Thaci, com apenas 29 anos de idade, liderou a delegação kosovar nas negociações de paz. Os comandantes da OTAN e a Secretária de Estado dos EUA se aproximaram dele, mas Thaci enfrentou ambos. Ele se recusou a persuadir o UÇK a entregar suas armas. A seu favor pesou o fato de que o lado sérvio fez ainda menos concessões.

A reputação da Sérvia já estava em baixa. Os crimes de guerra dos sérvios estavam sendo cometidos diante dos olhos do mundo: assassinatos, estupros, tortura, deslocamento forçado, valas comuns. A Sérvia era o algoz, o Kosovo, a vítima.

Hashim Thaci em 1999 com a Secretária de Estado dos EUA Madeleine Albright, à direita o líder albanês Ibrahim Rugova. Keystone / Thomas Koehler

As negociações de paz fracassaram em março de 1999 e a OTAN iniciou de imediato ataques aéreos contra a Sérvia – sem mandato da ONU. Três meses mais tarde, a Sérvia retiraria suas tropas do Kosovo.

A linha dura de Thaci em Paris rendeu a ele o cargo de primeiro-ministro da jovem república.

Ainda durante a Guerra do Kosovo, em maio de 1999, Lumnije, a mulher de Thaçi, dava à luz em Zurique. Nascia Endrit, filho do casal. O pai comemorou em um quartel do UÇK no Kosovo.

Ainda completamente armado

Em junho de 1999, começava uma fase decisiva. Após os ataques aéreos movidos pela OTAN, os sérvios se retiraram do país e surgiu um vácuo de poder no Kosovo. Ainda totalmente armado, o UÇK assumiu a segurança interna.

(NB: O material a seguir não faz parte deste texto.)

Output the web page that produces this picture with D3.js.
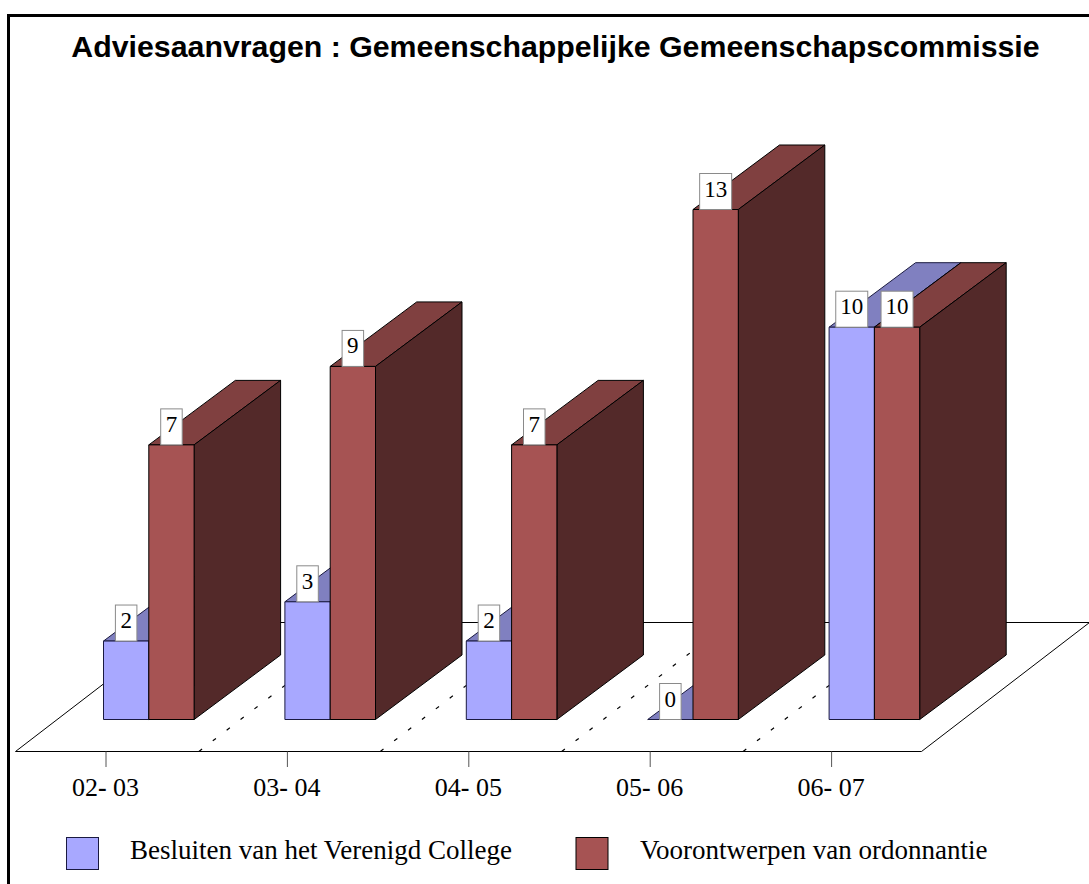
<!DOCTYPE html>
<html><head><meta charset="utf-8">
<script src="https://cdn.jsdelivr.net/npm/d3@7/dist/d3.min.js"></script>
<style>html,body{margin:0;padding:0;background:#fff}svg{display:block}</style>
</head><body><svg id="c" width="1089" height="884"></svg>
<script>
const titleText = "Adviesaanvragen : Gemeenschappelijke Gemeenschapscommissie";
const categories = ["02- 03","03- 04","04- 05","05- 06","06- 07"];
const seriesNames = ["Besluiten van het Verenigd College","Voorontwerpen van ordonnantie"];
const besluiten = [2,3,2,0,10];
const voorontwerpen = [7,9,7,13,10];
const frontColors = ["#a8a8ff","#a65353"];
const topColors = ["#8080c0","#804040"];
const sideColors = ["#535380","#532929"];

const svg = d3.select("#c");
const serif = "'Liberation Serif','Times New Roman',serif";
const sans = "'Liberation Sans',Arial,sans-serif";

// frame
svg.append("path").attr("d","M8.5,884V15.5H1089").attr("fill","none").attr("stroke","#000").attr("stroke-width",3);

// title
svg.append("text").attr("x",555.5).attr("y",56.5).attr("text-anchor","middle")
  .attr("font-family",sans).attr("font-weight","bold").attr("font-size",30.3).attr("fill","#000").text(titleText);

// scales
const x = d3.scaleBand().domain(categories).range([103.5,1010.5]);
const inner = d3.scaleBand().domain([0,1]).range([0,90.6]);
const y = d3.scaleLinear().domain([0,13]).range([719.5,209.5]);
const depthX = 86.5, depthY = -64.5;
const line = d3.line();

// floor
const g = svg.append("g");
const floorY = 751.5, backY = 622.5, floorL = 15.5, floorR = 921.5, shift = 168;
g.append("path").attr("d",line([[floorL,floorY],[floorL+shift,backY],[floorR+shift,backY],[floorR,floorY]])+"Z")
  .attr("fill","#fff").attr("stroke","#000").attr("stroke-width",1);

// category separators (dashed floor lines)
categories.forEach((c,i)=>{
  if(i===categories.length-1) return;
  const sx = x(c)+x.bandwidth()-86;
  g.append("path").attr("d",line([[sx,floorY],[sx+shift,backY]]))
   .attr("fill","none").attr("stroke","#000").attr("stroke-width",1.2).attr("stroke-dasharray","4 13.5");
});

// ticks + labels
categories.forEach(c=>{
  const tx = x(c)+2.5;
  g.append("line").attr("x1",tx).attr("x2",tx).attr("y1",floorY).attr("y2",767).attr("stroke","#555").attr("stroke-width",1);
  const parts = c.split("-");
  const t = g.append("text").attr("x",tx-.5).attr("y",796).attr("text-anchor","middle")
    .attr("font-family",serif).attr("font-size",26).attr("fill","#000");
  t.append("tspan").text(parts[0]);
  t.append("tspan").attr("font-weight","bold").text("-");
  t.append("tspan").text(parts[1]);
});

// bars
const series = [besluiten, voorontwerpen];
const labels = [];
categories.forEach((c,ci)=>{
  series.forEach((vals,si)=>{
    const v = vals[ci];
    const x0 = x(c)+inner(si), x1 = x0+inner.bandwidth(), yt = y(v), yb = y(0);
    const bar = svg.append("g").attr("stroke",si===0?"#1a1a40":"#000").attr("stroke-width",1).attr("stroke-linejoin","round");
    bar.append("path").attr("fill",topColors[si])
      .attr("d",line([[x0,yt],[x0+depthX,yt+depthY],[x1+depthX,yt+depthY],[x1,yt]])+"Z");
    bar.append("path").attr("fill",sideColors[si])
      .attr("d",line([[x1,yt],[x1+depthX,yt+depthY],[x1+depthX,yb+depthY],[x1,yb]])+"Z");
    if(v>0) bar.append("rect").attr("x",x0).attr("y",yt).attr("width",x1-x0).attr("height",yb-yt).attr("fill",frontColors[si]);
    labels.push({v,cx:x0+inner.bandwidth()/2,yt});
  });
});

// value labels
labels.forEach(l=>{
  const s = String(l.v), w = s.length>1 ? 32 : 21.5, h = 36;
  svg.append("rect").attr("x",l.cx-w/2).attr("y",l.yt-h).attr("width",w).attr("height",h)
    .attr("fill","#fff").attr("stroke","#8a8a8a").attr("stroke-width",1);
  svg.append("text").attr("x",l.cx).attr("y",l.yt-13).attr("text-anchor","middle")
    .attr("font-family",serif).attr("font-size",23).attr("fill","#000").text(s);
});

// legend
const legendX = [66,575.5], legendTextX = [130,640];
seriesNames.forEach((n,i)=>{
  svg.append("rect").attr("x",legendX[i]+.5).attr("y",837.5).attr("width",32).attr("height",32)
    .attr("fill",frontColors[i]).attr("stroke",i===0?"#1a1a40":"#000").attr("stroke-width",1);
  svg.append("text").attr("x",legendTextX[i]).attr("y",859).attr("font-family",serif).attr("font-size",27).attr("fill","#000").text(n);
});
</script></body></html>
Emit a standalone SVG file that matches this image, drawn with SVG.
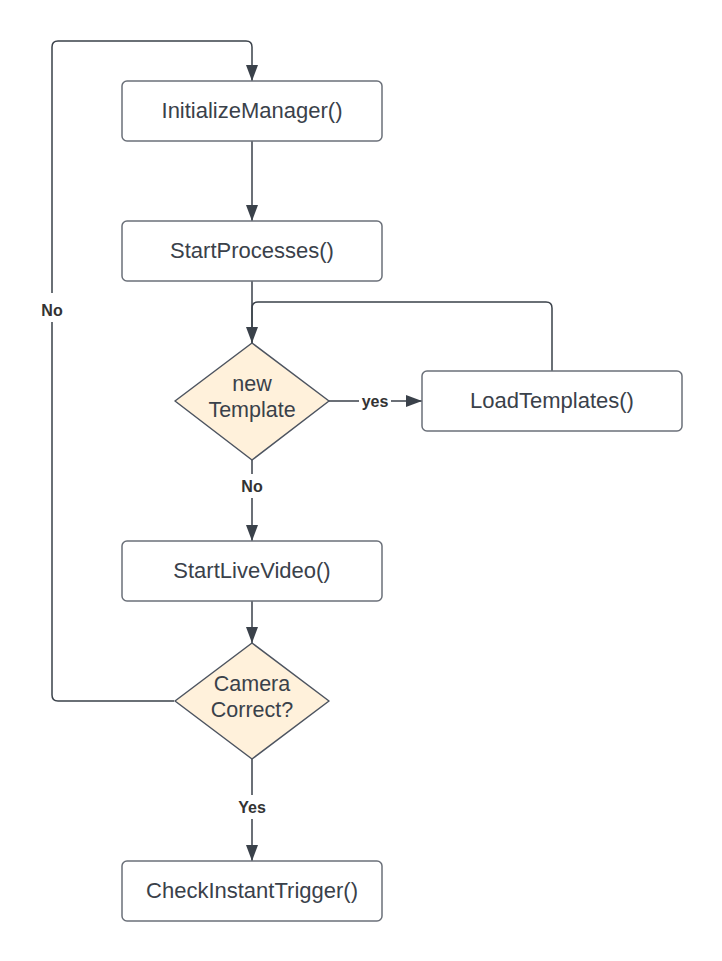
<svg xmlns="http://www.w3.org/2000/svg" width="722" height="961" viewBox="0 0 722 961">
<defs>
<marker id="arrow" markerUnits="userSpaceOnUse" markerWidth="16" markerHeight="12" refX="16" refY="6" orient="auto">
<path d="M0,0 L16,6 L0,12 Z" fill="#3a414a"/>
</marker>
<style>
.box{fill:#ffffff;stroke:#6b7079;stroke-width:1.5}
.dia{fill:#fff1db;stroke:#4d5460;stroke-width:1.5;stroke-linejoin:round}
.txt{font-family:"Liberation Sans",Arial,sans-serif;font-size:22px;fill:#3a414a;text-anchor:middle}
.dtxt{font-family:"Liberation Sans",Arial,sans-serif;font-size:21.5px;fill:#3a414a;text-anchor:middle}
.lbl{font-family:"Liberation Sans",Arial,sans-serif;font-size:16px;font-weight:bold;fill:#333333;text-anchor:middle}
.con{fill:none;stroke:#3a414a;stroke-width:1.5;stroke-linejoin:round}
</style>
</defs>
<rect width="722" height="961" fill="#ffffff"/>
<g id="connectors">
<path class="con" d="M174,701 H58 Q52,701 52,695 V322"/>
<path class="con" d="M52,293 V47 Q52,41 58,41 H246 Q252,41 252,47 V81" marker-end="url(#arrow)"/>
<path class="con" d="M252,141 V221" marker-end="url(#arrow)"/>
<path class="con" d="M252,281 V343" marker-end="url(#arrow)"/>
<path class="con" d="M552,371 V308 Q552,302 546,302 H258 Q252,302 252,308 V343"/>
<path class="con" d="M329,401 H359"/>
<path class="con" d="M391,401 H422" marker-end="url(#arrow)"/>
<path class="con" d="M252,460 V474"/>
<path class="con" d="M252,498 V541" marker-end="url(#arrow)"/>
<path class="con" d="M252,601 V643" marker-end="url(#arrow)"/>
<path class="con" d="M252,759 V795"/>
<path class="con" d="M252,819 V861" marker-end="url(#arrow)"/>
<text class="lbl" x="52" y="316">No</text>
<text class="lbl" x="375" y="407">yes</text>
<text class="lbl" x="252" y="492">No</text>
<text class="lbl" x="252" y="813">Yes</text>
</g>
<g id="initializeManager">
<rect class="box" x="122" y="81" width="260" height="60" rx="5"/>
<text class="txt" x="252" y="118">InitializeManager()</text>
</g>
<g id="startProcesses">
<rect class="box" x="122" y="221" width="260" height="60" rx="5"/>
<text class="txt" x="252" y="258">StartProcesses()</text>
</g>
<g id="newTemplate">
<path class="dia" d="M252,343 L329,401 L252,460 L175,401 Z"/>
<text class="dtxt" x="252" y="391">new</text>
<text class="dtxt" x="252" y="417">Template</text>
</g>
<g id="loadTemplates">
<rect class="box" x="422" y="371" width="260" height="60" rx="5"/>
<text class="txt" x="552" y="408">LoadTemplates()</text>
</g>
<g id="startLiveVideo">
<rect class="box" x="122" y="541" width="260" height="60" rx="5"/>
<text class="txt" x="252" y="578">StartLiveVideo()</text>
</g>
<g id="cameraCorrect">
<path class="dia" d="M252,643 L329,701 L252,759 L175,701 Z"/>
<text class="dtxt" x="252" y="691">Camera</text>
<text class="dtxt" x="252" y="717">Correct?</text>
</g>
<g id="checkInstantTrigger">
<rect class="box" x="122" y="861" width="260" height="60" rx="5"/>
<text class="txt" x="252" y="898">CheckInstantTrigger()</text>
</g>
</svg>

Unidades do UÇK ocuparam, naqueles meses, as administrações municipais e os postos de gasolina, bem como os centros de poder no país dominado por zonas rurais. E deram início aos “biznis” – a duvidosa economia paralela dos clãs.

Acima de tudo, porém, o UÇK estava agora enfurecido contra os “colaboradores”, contra os sinti, rom e a minoria sérvia. Opositores políticos foram sequestrados em massa, martirizados em câmaras de tortura e empurrados para estábulos como animais. O UÇK cometia os crimes que estão hoje sendo julgados em Haia.

Mas Thaci cometeu, ele próprio, algum assassinato? Ou esteve ciente de homicídios e perseguição e não os impediu?

Execuções em círculo próximo

Em junho de 1999, o “New York Times” publicou uma reportagem sobre o que acontecia no Kosovo. Na época, o jornal escreveu que Thaci havia ordenado a execução de seis líderes concorrentes do UÇK. O relatório foi posteriormente incluído nos arquivos do Tribunal Penal de Haia.

Em julho de 1999, foram encontrados os cadáveres de 14 agricultores sérvios, executados em um campo aberto durante a colheita. Vingança do UÇK? O massacre de Gracko é outro caso julgado em Haia.

Três dias após o massacre de Gracko, o ministro suíço das Relações Exteriores, Joseph Deiss, visita Hashim Thaci em Pristina, em julho de 1999. A Suíça abriu posteriormente uma embaixada no país. Keystone / Ruben Sprich

Pela primeira vez, Thaci foi obrigado a sair em defesa de sua reputação e daquela de suas tropas. 

A serpente trocou então de pele. Thaci tornou-se político, com seus ternos perfeitos, sublinhando sua aparência atraente. Conforme prometido em Paris, o UÇK se dissolveu em dezembro de 1999. A liderança fundou um partido político, Thaci assumiu a presidência.

Nos anos seguintes, investigadores na Itália, Alemanha e Suíça rastrearam os “biznis” dos antigos chefões do UÇK. Transações mafiosas vieram à tona: drogas, armas, prostituição. Thaci controlava “uma rede criminosa”, analisou o serviço de inteligência alemão em 2005. O líder kosovar, contudo, não foi a julgamento.

“Não tenho culpa”

Em 2008, Thaci anunciou, como presidente do país, a independência do Kosovo. Quando percebeu, em novembro de 2020, que o julgamento contra ele seria inevitável, afirmou: “Não permitirei que o presidente da república vá a julgamento”. No mesmo dia, Thaci renunciou e viajou até Haia para se submeter à prisão preventiva. “Não sou culpado”, afirmou na abertura do processo, em abril de 2023.

A defesa argumenta que o UÇK nunca foi um exército regular, com uma cadeia de comando, mas sim uma associação livre de paramilitares. Se restarem dúvidas, Hashim Thaci, a cobra, vai por fim deixar para trás todas as acusações que pesam contra ele.